148 entry daha
  • cağaloğlu'nda kitapçı bir arkadaşımı sık sık görmeye giderdim. her ziyaretimde eline geçen kitaplardan (kitapçılar birbirlerine yeni baskı kitapları yollarlar) bir şeyler ayırır, bunları mutlaka okumalısın derdi.

    2010 baharı olması lazım, yine onu görmeye gitmiştim. kitapçıdan çıktık sirkeciye doğru yürüyoruz. birden durdu ve bana; çizgi sen calvino'dan hiç söz etmedin okumadın galiba dedi.

    okumayı bırak adını bile duymamıştım. ve bunu söyledim! hemen bir iki yer arandı, calvino'nun görünmez kentler'i bulundu, getirecek kişiye köprünün ayağına geçiyoruz sende gel dendi ve şahsım bu muhteşem beyinle ayrılmamacasına tanıştı..
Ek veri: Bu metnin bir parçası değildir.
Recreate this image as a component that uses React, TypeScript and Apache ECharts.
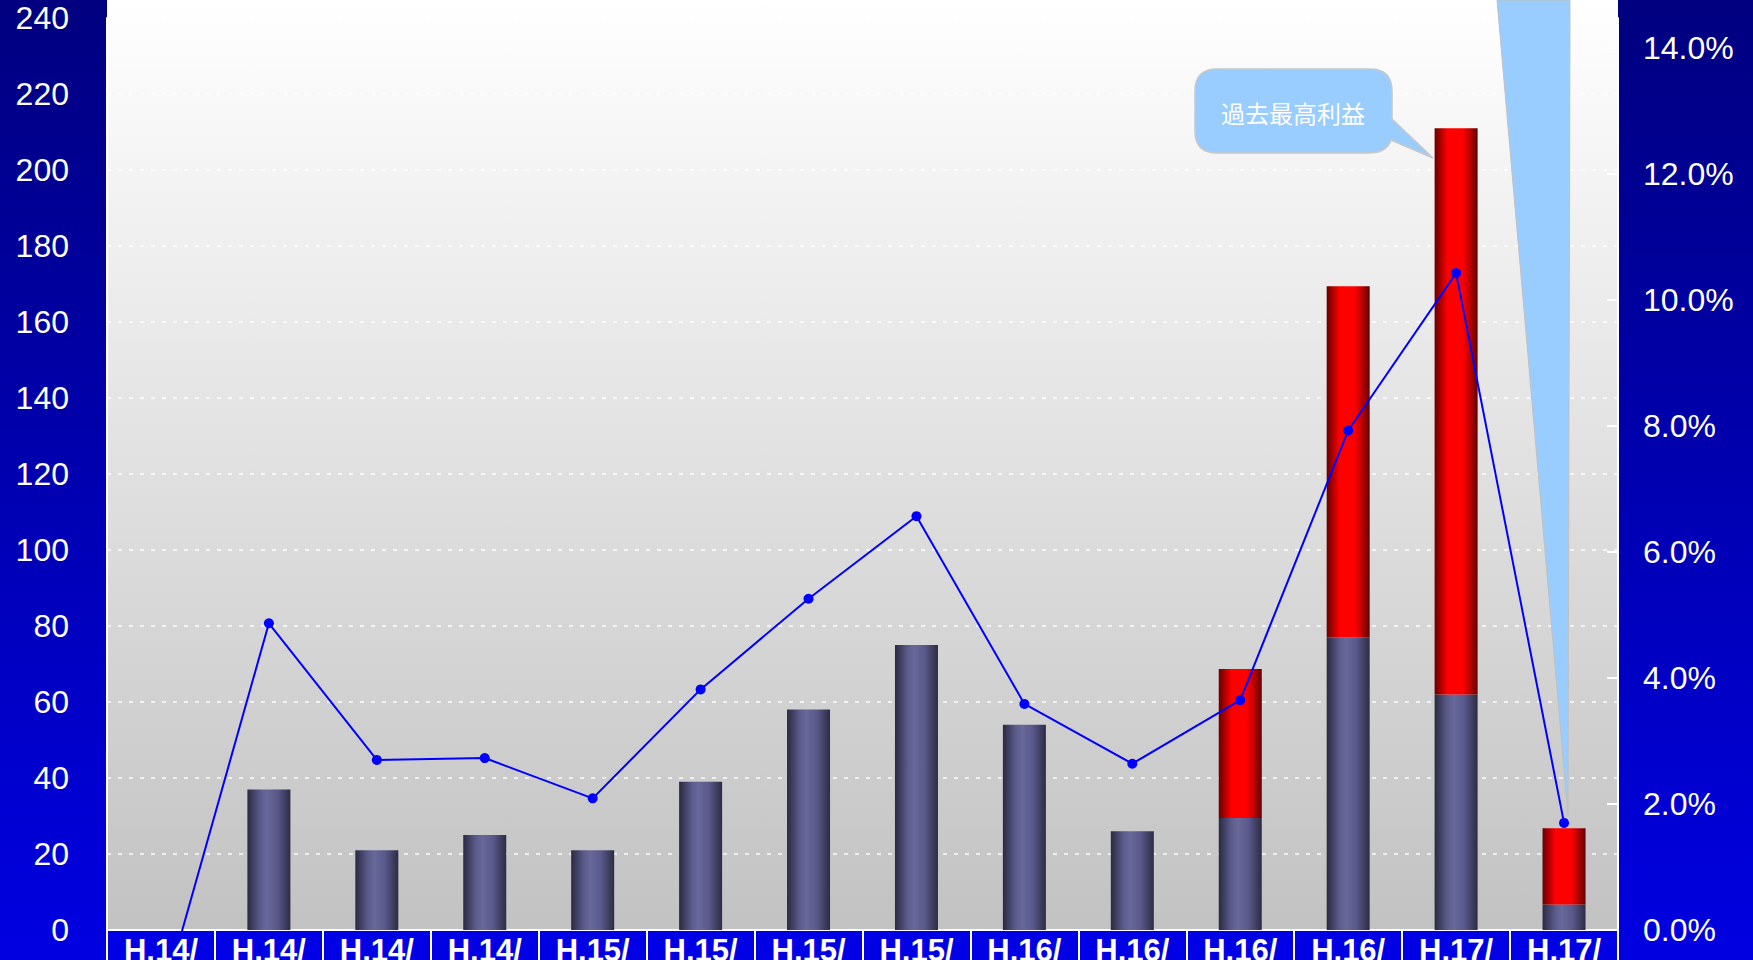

    eskiden her şey ne güzeldi, ne güzeldi, ne güzel..

    kitaptan, han ve marco'nun sohbetinden bir alıntı;

    “kentlerle ilişkimiz rüyalarla olduğu gibidir: hayal edilebilen her şey aynı zamanda düşlenebilir, oysa en beklenmedik rüyalar bile bir arzuyu, ya da arzunun tersi, bir korkuyu gizleyen resimli bir bilmecedir. kentleri de rüyalar gibi arzular veya korkular kurar; söylediklerimin ana hattı gizli, kuralları saçma, verdiği umutlar aldatıcı, her şey, başka bir şeyi gizliyor olsa da.”

    ne arzularım, ne korkularım var benim” dedi han, “benim düşlerimi ya düşünce ya da rastlantılar oluşturur.”

    “kentler de düşüncenin ya da rastlantının eseri olduklarını sanırlar hep, ama ne biri, ne öteki ayakta tutmaya yeter onların surlarını. bir kentte hayran kaldığın şey onun yedi ya da yetmiş yedi harikası değil, senin ona sunduğun bir soruya verdiği yanıttır.”

    “ya da onun sana sorduğu ve ille de yanıtlamanı beklediği sorudur, tıpkı thebai'nin sfenks'in ağzından sorduğu soru gibi.”

    debe edit: calvino okumaya başlamak ve görünmez kentler'le ilgili bir kaç mesaj aldım. bence hepsinin tadı başka olsa da; calvino okumaya (ilk okuduğum kitabı olduğu için belki de) görünmez kentler ile başlanabilir. ben ışıl saatçıoğlu çevirisi ile okudum. çevirisi nefisti, kitabın bu kadar büyüleyici olmasının sebeplerinden biri çeviri kalitesi kesinlikle. ben başta önsöz, ön açıklama vesair gibi kitap öncesi yazıları okumam; onları en son okurum. yani önce kitaba girmeye çalışır, sonra gerek yazarın kendi açıklaması, gerek çevirmenin önsözünü/notlarını okurum. çünkü öbür türlü önyargı yarattığını ve bazen de okuyucuyu sıktığını düşünüyorum.